Work required: Go through the records from the first line and retype each one exactly, stopping once the line with "import pandas as pd" is done. Pictures are left out.

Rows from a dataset
::::::::
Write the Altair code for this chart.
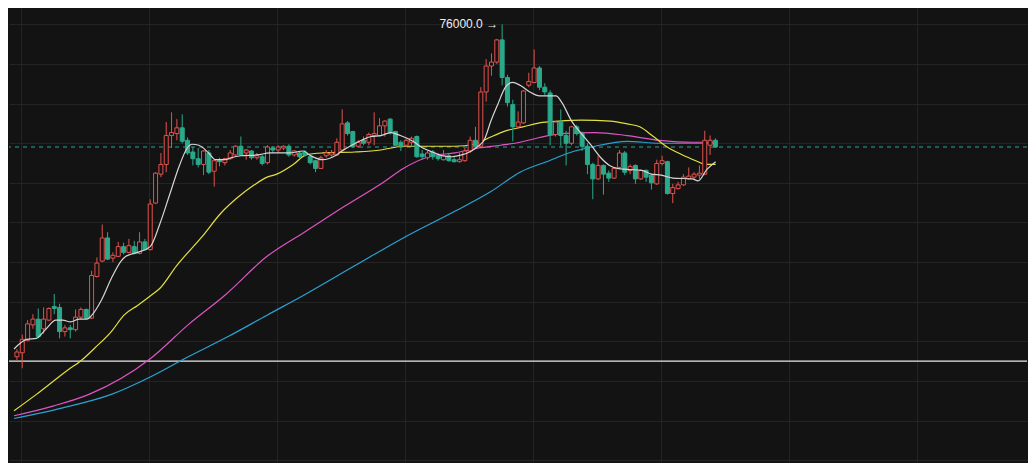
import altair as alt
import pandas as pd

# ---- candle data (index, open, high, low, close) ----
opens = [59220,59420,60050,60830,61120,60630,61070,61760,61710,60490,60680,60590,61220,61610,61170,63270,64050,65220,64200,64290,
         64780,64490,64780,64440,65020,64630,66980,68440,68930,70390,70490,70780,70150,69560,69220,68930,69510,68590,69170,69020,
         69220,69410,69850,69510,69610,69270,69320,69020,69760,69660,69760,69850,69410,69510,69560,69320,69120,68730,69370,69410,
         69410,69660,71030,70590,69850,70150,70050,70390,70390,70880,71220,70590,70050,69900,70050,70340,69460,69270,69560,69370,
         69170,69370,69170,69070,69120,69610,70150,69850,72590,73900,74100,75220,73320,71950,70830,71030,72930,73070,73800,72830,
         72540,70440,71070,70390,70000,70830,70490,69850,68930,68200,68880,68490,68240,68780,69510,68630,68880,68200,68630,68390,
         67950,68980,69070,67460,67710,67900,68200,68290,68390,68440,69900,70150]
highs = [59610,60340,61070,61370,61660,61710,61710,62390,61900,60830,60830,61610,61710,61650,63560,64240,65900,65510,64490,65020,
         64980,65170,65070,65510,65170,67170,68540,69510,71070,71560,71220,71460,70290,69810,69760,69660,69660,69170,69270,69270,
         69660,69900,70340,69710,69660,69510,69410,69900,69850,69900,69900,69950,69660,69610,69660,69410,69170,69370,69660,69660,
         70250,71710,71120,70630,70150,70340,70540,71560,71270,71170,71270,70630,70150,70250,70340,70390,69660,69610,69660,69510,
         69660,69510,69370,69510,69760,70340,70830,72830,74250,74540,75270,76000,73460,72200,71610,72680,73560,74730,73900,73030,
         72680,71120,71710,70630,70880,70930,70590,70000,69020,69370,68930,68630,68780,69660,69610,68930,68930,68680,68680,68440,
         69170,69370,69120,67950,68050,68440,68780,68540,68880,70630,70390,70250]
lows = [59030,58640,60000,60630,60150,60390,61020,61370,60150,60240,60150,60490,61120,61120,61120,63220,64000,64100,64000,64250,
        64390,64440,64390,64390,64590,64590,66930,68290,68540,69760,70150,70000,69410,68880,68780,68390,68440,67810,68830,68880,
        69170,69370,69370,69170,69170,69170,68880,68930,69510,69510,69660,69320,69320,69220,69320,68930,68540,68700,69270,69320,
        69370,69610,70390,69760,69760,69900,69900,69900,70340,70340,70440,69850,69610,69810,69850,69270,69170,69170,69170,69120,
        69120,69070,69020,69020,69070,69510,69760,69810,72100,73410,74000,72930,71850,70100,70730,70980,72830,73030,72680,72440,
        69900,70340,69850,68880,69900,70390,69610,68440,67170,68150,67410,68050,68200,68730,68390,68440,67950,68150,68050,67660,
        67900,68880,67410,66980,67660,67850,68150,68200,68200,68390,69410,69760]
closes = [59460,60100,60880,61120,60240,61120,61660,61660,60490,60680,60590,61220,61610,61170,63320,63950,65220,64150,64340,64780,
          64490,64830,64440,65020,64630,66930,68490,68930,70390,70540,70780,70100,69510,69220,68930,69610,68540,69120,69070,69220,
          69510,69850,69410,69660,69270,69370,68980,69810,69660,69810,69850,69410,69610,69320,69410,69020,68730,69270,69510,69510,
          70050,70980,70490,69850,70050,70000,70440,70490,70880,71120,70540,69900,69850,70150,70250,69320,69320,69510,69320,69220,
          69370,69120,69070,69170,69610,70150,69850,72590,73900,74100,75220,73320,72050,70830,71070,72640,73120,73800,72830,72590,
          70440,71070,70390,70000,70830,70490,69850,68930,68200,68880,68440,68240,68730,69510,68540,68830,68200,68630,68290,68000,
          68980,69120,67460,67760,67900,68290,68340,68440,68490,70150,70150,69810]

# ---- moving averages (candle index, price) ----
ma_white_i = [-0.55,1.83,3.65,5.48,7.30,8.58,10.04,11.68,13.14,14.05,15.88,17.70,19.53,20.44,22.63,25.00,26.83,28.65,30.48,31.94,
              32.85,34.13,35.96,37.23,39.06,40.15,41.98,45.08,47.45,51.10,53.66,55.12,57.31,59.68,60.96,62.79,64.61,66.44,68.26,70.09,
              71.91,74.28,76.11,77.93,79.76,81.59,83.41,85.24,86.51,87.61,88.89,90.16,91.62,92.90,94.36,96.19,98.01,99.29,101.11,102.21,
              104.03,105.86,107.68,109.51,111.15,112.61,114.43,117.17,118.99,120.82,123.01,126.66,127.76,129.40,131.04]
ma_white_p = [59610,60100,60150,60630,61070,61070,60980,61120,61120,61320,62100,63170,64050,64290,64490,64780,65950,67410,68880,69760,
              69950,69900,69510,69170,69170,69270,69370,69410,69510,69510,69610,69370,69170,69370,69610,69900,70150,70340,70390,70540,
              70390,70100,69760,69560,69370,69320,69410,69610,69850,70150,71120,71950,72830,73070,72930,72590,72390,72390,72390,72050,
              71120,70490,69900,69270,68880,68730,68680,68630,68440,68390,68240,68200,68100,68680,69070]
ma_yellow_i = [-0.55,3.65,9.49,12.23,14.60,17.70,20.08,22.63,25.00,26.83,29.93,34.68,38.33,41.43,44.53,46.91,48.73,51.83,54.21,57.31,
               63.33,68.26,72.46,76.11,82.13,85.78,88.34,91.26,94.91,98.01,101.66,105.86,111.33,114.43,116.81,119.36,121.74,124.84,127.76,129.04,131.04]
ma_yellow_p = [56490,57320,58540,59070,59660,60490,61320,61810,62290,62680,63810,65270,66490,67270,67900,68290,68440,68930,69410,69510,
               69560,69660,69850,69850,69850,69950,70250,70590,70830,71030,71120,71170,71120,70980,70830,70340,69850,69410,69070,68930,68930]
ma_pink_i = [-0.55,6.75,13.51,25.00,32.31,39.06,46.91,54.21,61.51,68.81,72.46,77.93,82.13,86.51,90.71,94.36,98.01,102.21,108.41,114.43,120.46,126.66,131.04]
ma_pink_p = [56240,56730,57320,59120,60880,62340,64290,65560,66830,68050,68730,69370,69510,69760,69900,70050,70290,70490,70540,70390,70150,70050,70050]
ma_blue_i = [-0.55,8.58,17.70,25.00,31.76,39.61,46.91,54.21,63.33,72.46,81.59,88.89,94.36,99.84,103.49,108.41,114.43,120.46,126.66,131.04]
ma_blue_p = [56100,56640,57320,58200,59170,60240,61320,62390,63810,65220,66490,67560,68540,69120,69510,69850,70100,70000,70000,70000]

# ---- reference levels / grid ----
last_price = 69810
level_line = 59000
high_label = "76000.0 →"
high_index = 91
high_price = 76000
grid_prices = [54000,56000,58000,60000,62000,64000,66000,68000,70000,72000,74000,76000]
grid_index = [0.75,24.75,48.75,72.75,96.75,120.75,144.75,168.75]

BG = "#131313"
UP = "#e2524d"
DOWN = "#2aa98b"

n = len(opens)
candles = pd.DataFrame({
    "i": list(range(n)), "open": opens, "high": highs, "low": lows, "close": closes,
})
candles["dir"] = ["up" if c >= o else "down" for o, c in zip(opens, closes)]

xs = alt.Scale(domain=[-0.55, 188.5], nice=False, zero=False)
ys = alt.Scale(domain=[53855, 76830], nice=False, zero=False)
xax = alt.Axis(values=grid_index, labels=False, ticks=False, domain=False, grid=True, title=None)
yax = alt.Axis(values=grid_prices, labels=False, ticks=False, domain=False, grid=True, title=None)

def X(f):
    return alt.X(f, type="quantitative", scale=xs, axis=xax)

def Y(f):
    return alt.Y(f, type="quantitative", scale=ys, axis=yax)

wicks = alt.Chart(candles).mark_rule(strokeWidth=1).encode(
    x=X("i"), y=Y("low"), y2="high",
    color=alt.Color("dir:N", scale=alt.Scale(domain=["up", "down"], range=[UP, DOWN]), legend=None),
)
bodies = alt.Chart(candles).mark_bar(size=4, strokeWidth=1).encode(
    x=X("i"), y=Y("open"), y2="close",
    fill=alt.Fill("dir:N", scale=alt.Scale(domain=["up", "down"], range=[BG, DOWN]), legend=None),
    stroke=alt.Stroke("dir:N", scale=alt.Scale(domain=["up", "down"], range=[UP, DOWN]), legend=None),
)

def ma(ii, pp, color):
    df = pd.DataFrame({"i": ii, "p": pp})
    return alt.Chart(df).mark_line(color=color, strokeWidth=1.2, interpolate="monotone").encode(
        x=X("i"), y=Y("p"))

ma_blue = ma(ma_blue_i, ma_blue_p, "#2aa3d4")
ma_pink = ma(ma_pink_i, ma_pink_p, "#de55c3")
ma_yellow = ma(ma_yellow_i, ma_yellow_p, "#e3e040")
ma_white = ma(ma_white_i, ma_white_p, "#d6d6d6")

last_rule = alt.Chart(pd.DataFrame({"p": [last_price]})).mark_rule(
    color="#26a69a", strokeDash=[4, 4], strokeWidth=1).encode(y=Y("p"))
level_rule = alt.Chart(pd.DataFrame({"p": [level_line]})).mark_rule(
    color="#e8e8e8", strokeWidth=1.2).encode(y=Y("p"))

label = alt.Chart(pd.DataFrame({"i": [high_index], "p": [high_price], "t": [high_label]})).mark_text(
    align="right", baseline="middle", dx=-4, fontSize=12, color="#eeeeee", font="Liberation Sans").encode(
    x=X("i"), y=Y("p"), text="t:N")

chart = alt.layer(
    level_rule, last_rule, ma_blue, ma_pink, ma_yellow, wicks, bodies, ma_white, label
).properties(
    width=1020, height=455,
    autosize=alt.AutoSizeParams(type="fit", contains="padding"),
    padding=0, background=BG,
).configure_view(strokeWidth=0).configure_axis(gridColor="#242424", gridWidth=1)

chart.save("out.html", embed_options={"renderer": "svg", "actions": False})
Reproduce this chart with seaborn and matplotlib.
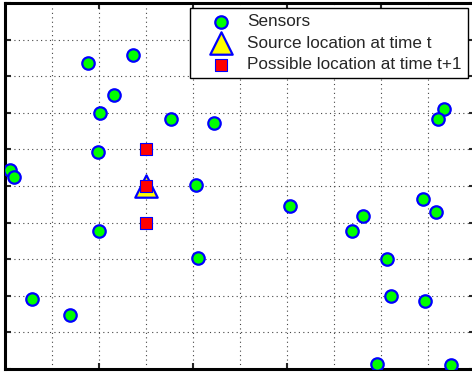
::::::::
Solution to the problem:
Write the Altair code for this chart.
import altair as alt
import pandas as pd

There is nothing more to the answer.